_Challenge_: Please pull out every line that includes the string "this".

_Input rows_:
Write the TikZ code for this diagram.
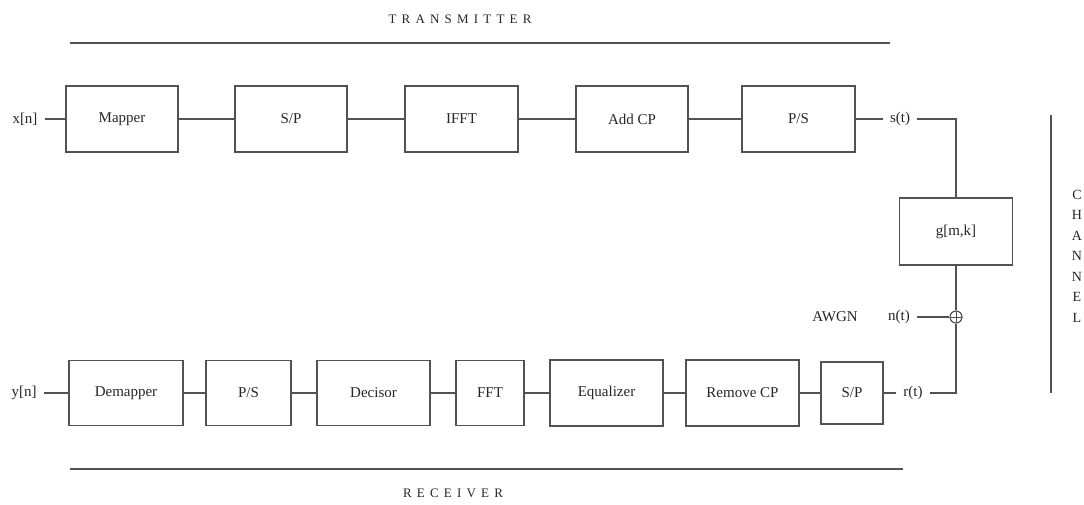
\documentclass[tikz,border=0pt]{standalone}
\usepackage{fontspec}
\setmainfont{Liberation Serif}
\newfontfamily\spacedfont[LetterSpace=40]{Liberation Serif}
\begin{document}
\begin{tikzpicture}[x=1pt,y=-1pt,
  ln/.style={draw=black!68,line width=1.2pt},
  txt/.style={font=\fontsize{15}{17}\selectfont,text=black!85},
  blk/.style={ln,txt,rectangle,minimum height=66pt,inner sep=0pt},
  lab/.style={txt,inner sep=7pt},
  wire/.style={ln}]
\useasboundingbox (0,0) rectangle (1084,504);
% transmitter
\node[txt,font=\spacedfont\fontsize{13}{15}\selectfont] (tx) at (460,19) {TRANSMITTER};
\draw[wire] (70,43) -- (890,43);
\node[lab] (xn) at (25,119) {x[n]};
\node[blk,minimum width=112pt] (map) at (122,119) {Mapper};
\node[blk,minimum width=112pt] (sp1) at (291,119) {S/P};
\node[blk,minimum width=113pt] (ifft) at (461.5,119) {IFFT};
\node[blk,minimum width=112pt] (acp) at (632,119) {Add CP};
\node[blk,minimum width=113pt] (ps1) at (798.5,119) {P/S};
\node[lab] (st) at (900,119) {s(t)};
\draw[wire] (xn) -- (map);
\draw[wire] (map) -- (sp1);
\draw[wire] (sp1) -- (ifft);
\draw[wire] (ifft) -- (acp);
\draw[wire] (acp) -- (ps1);
\draw[wire] (ps1) -- (st);
% channel
\node[blk,minimum width=113pt,minimum height=67pt] (g) at (956,231.5) {g[m,k]};
\draw[wire] (st.east) -| (g.north);
\node[ln,circle,minimum size=12pt,inner sep=0pt,
  path picture={\draw[black!68,line width=1pt]
    (path picture bounding box.north) -- (path picture bounding box.south)
    (path picture bounding box.west) -- (path picture bounding box.east);}] (sum) at (956,317) {};
\node[lab] (nt) at (899,317) {n(t)};
\node[lab] (awgn) at (835,317) {AWGN};
\draw[wire] (g) -- (sum);
\draw[wire] (nt) -- (sum);
\draw[wire] (1051,115) -- (1051,393);
\node[txt,font=\fontsize{14}{20.5}\selectfont,align=center,inner sep=0pt] (ch) at (1077,256) {C\\H\\A\\N\\N\\E\\L};
% receiver
\node[lab] (rt) at (913,393) {r(t)};
\draw[wire] (sum) |- (rt);
\node[blk,minimum width=62pt,minimum height=62pt] (sp2) at (852,393) {S/P};
\node[blk,minimum width=113pt] (rcp) at (742.5,393) {Remove CP};
\node[blk,minimum width=113pt] (eq) at (606.5,393) {Equalizer};
\node[blk,minimum width=68pt,minimum height=65pt] (fft) at (490,393) {FFT};
\node[blk,minimum width=113pt,minimum height=65pt] (dec) at (373.5,393) {Decisor};
\node[blk,minimum width=85pt,minimum height=65pt] (ps2) at (248.5,393) {P/S};
\node[blk,minimum width=114pt,minimum height=65pt] (dem) at (126,393) {Demapper};
\node[lab] (yn) at (24,393) {y[n]};
\draw[wire] (rt) -- (sp2);
\draw[wire] (sp2) -- (rcp);
\draw[wire] (rcp) -- (eq);
\draw[wire] (eq) -- (fft);
\draw[wire] (fft) -- (dec);
\draw[wire] (dec) -- (ps2);
\draw[wire] (ps2) -- (dem);
\draw[wire] (dem) -- (yn);
\draw[wire] (70,469) -- (903,469);
\node[txt,font=\spacedfont\fontsize{13}{15}\selectfont] (rx) at (453,493) {RECEIVER};
\end{tikzpicture}
\end{document}
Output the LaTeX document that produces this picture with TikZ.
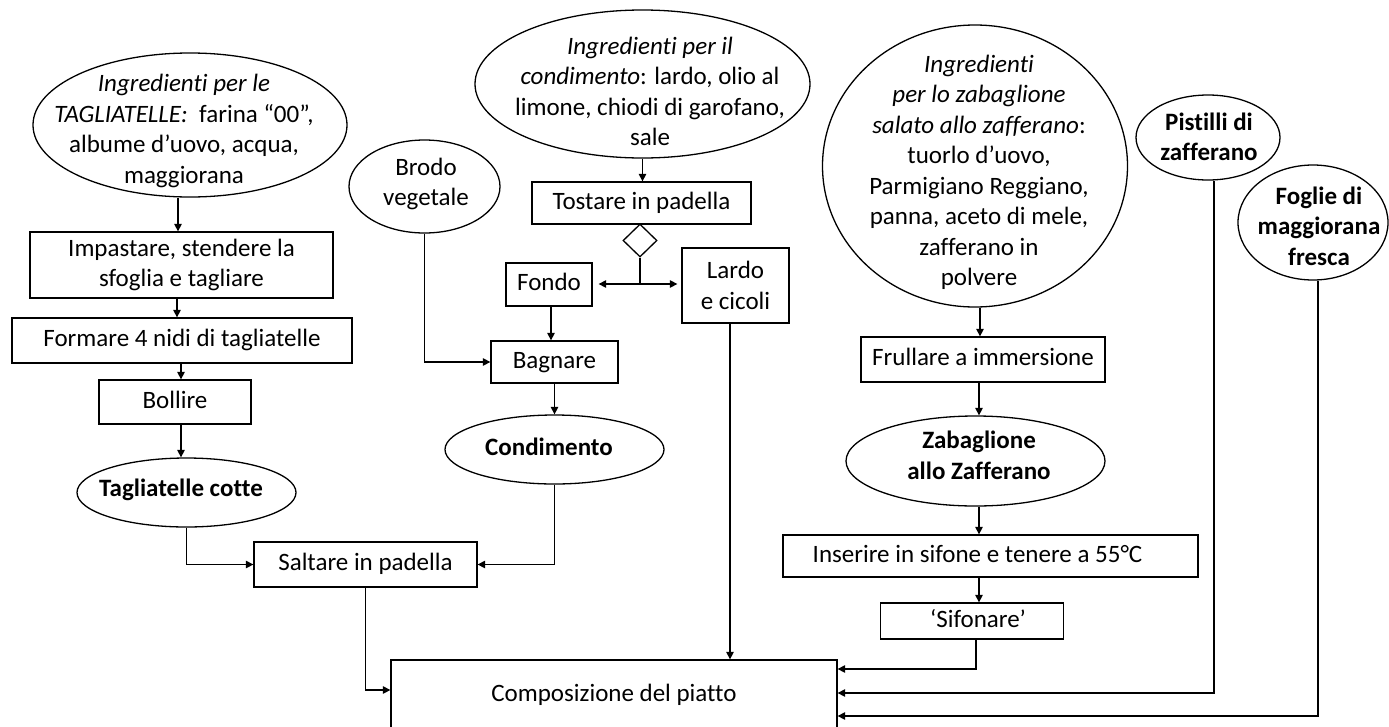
\documentclass[tikz,border=0pt]{standalone}
\usepackage{fontspec}
\setmainfont{Carlito}[Ligatures={NoCommon}]
\usetikzlibrary{shapes.geometric,arrows.meta}
\begin{document}
\begin{tikzpicture}[x=1pt,y=-1pt,
  font=\fontsize{25pt}{30.5pt}\selectfont,
  line width=1.3pt,
  sz/.style 2 args={minimum width=#1pt,minimum height=#2pt},
  box/.style={draw,rectangle,inner sep=0pt},
  onebox/.style={box,text height=18.7pt,text depth=6.2pt},
  oval/.style={draw,ellipse,inner sep=0pt},
  diam/.style={draw,diamond,inner sep=0pt},
  txt/.style={align=center,inner sep=0pt},
  arr/.style={-{Triangle[length=7.5pt,width=7.5pt]}},
]
\useasboundingbox (0,0) rectangle (1389,726);
\clip (0,0) rectangle (1389,726);

% --- tagliatelle branch ---
\node[oval,sz={314}{144}] (ing1) at (190,125) {};
\node[txt] (ing1t) at (184,131) {\textit{Ingredienti per le}\\\textit{TAGLIATELLE:}\ \ farina “00”,\\albume d’uovo, acqua,\\maggiorana};
\node[box,txt,sz={303}{66}] (imp) at (181.5,265) {Impastare, stendere la\\sfoglia e tagliare};
\node[onebox,sz={340}{45}] (form) at (182,340.5) {Formare 4 nidi di tagliatelle};
\node[onebox,sz={152}{44}] (boll) at (175,402) {Bollire};
\node[oval,sz={219}{69}] (tagc) at (186.5,492.5) {};
\node[txt] (tagct) at (181,490) {\textbf{Tagliatelle cotte}};
\node[onebox,sz={223}{45}] (salt) at (365.5,564.5) {Saltare in padella};

% --- condimento branch ---
\node[oval,sz={151}{93}] (brodo) at (424.5,186.5) {};
\node[txt] (brodot) at (426,184) {Brodo\\vegetale};
\node[oval,sz={335}{148}] (ing2) at (642.5,84) {};
\node[txt] (ing2t) at (650,91.5) {\textit{Ingredienti per il}\\\textit{condimento}: lardo, olio al\\limone, chiodi di garofano,\\sale};
\node[onebox,sz={219}{42}] (tost) at (641.5,203) {Tostare in padella};
\node[diam,sz={34}{33}] (dia) at (640,240.5) {};
\node[onebox,sz={86}{43}] (fondo) at (549,284.5) {Fondo};
\node[box,txt,sz={107}{75}] (lardo) at (735.5,285.5) {Lardo\\e cicoli};
\node[onebox,sz={127}{42}] (bagn) at (554.5,362) {Bagnare};
\node[oval,sz={219}{69}] (cond) at (554.5,449.5) {};
\node[txt] (condt) at (549,447) {\textbf{Condimento}};

% --- zabaglione branch ---
\node[oval,sz={305}{282}] (ing3) at (975,166) {};
\node[txt] (ing3t) at (979,172.5) {\textit{Ingredienti}\\\textit{per lo zabaglione}\\\textit{salato allo zafferano}:\\tuorlo d’uovo,\\Parmigiano Reggiano,\\panna, aceto di mele,\\zafferano in\\polvere};
\node[onebox,sz={244}{45}] (frul) at (983,359.5) {Frullare a immersione};
\node[oval,sz={259}{90}] (zab) at (975.5,461) {};
\node[txt] (zabt) at (979,455.5) {\textbf{Zabaglione}\\\textbf{allo Zafferano}};
\node[onebox,sz={415}{42}] (ins) at (990.5,556) {Inserire in sifone e tenere a 55°C\hspace*{26pt}};
\node[onebox,sz={183}{36}] (sif) at (972,621) {\hspace*{12pt}‘Sifonare’};

% --- garnish ---
\node[oval,sz={144}{85}] (pist) at (1208,137.5) {};
\node[txt] (pistt) at (1209,137) {\textbf{Pistilli di}\\\textbf{zafferano}};
\node[oval,sz={150}{115}] (fogl) at (1313,222.5) {};
\node[txt] (foglt) at (1319,226) {\textbf{Foglie di}\\\textbf{maggiorana}\\\textbf{fresca}};

% --- final plating ---
\node[onebox,sz={446}{70}] (comp) at (614,695) {Composizione del piatto};

% --- connectors ---
\draw[arr] ([xshift=-12pt]ing1.south) -- ([xshift=-3.5pt]imp.north);
\draw[arr] ([xshift=-4.5pt]imp.south) -- ([xshift=-5pt]form.north);
\draw[arr] ([xshift=-1pt]form.south) -- ([xshift=6pt]boll.north);
\draw[arr] ([xshift=6pt]boll.south) -- ([xshift=-5.5pt]tagc.north);
\draw[arr] (tagc.south) |- (salt.west);
\draw[arr] (cond.south) |- (salt.east);
\draw[arr] (salt.south) |- ([yshift=5pt]comp.west);

\draw[arr] (brodo.south) |- (bagn.west);
\draw[arr] (ing2.south) -- (ing2.south |- tost.north);
\coordinate (split) at (640,284);
\draw (dia.south) -- (split);
\draw[arr,shorten >=6pt] (split) -- (split -| fondo.east);
\draw[arr,shorten >=4pt] (split) -- (split -| lardo.west);
\draw[arr] ([xshift=2pt]fondo.south) -- ([xshift=2pt]fondo.south |- bagn.north);
\draw[arr] (bagn.south) -- (cond.north);
\draw[arr] ([xshift=-5.5pt]lardo.south) -- ([xshift=-5.5pt]lardo.south |- comp.north);

\draw[arr] ([xshift=5pt]ing3.south) -- ([xshift=-3pt]frul.north);
\draw[arr] ([xshift=-4pt]frul.south) -- ([xshift=3.5pt]zab.north);
\draw[arr] ([xshift=3.5pt]zab.south) -- ([xshift=-11.5pt]ins.north);
\draw[arr] ([xshift=-11.5pt]ins.south) -- ([xshift=7pt]sif.north);
\draw[arr] ([xshift=4pt]sif.south) |- ([yshift=26pt]comp.east);
\draw[arr] ([xshift=6pt]pist.south) |- ([yshift=2pt]comp.east);
\draw[arr] ([xshift=5pt]fogl.south) |- ([yshift=-21pt]comp.east);
\end{tikzpicture}
\end{document}
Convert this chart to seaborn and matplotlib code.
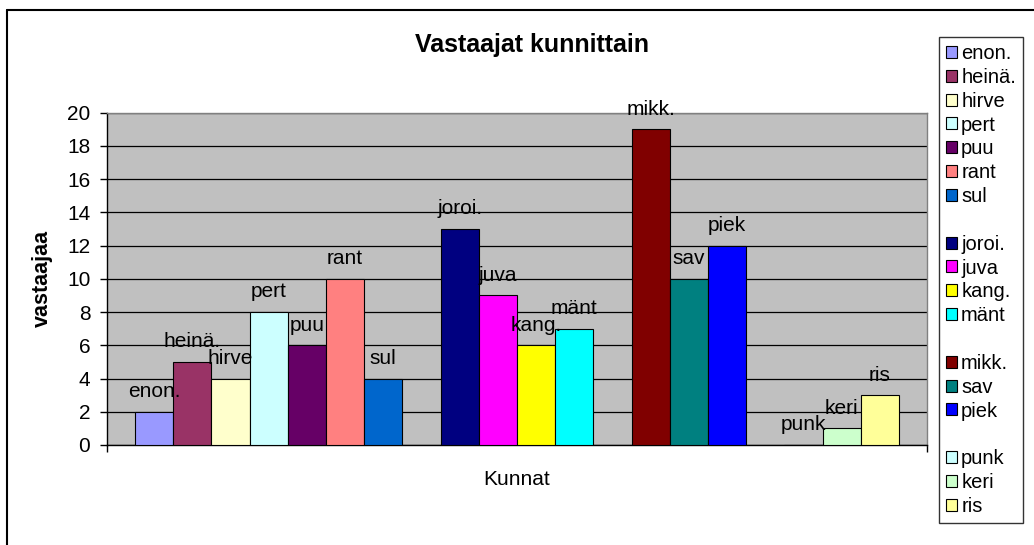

_Worked solution_:
Write the TikZ code for this diagram.
Output the LaTeX document that produces this picture with TikZ.
Convert this chart to seaborn and matplotlib code.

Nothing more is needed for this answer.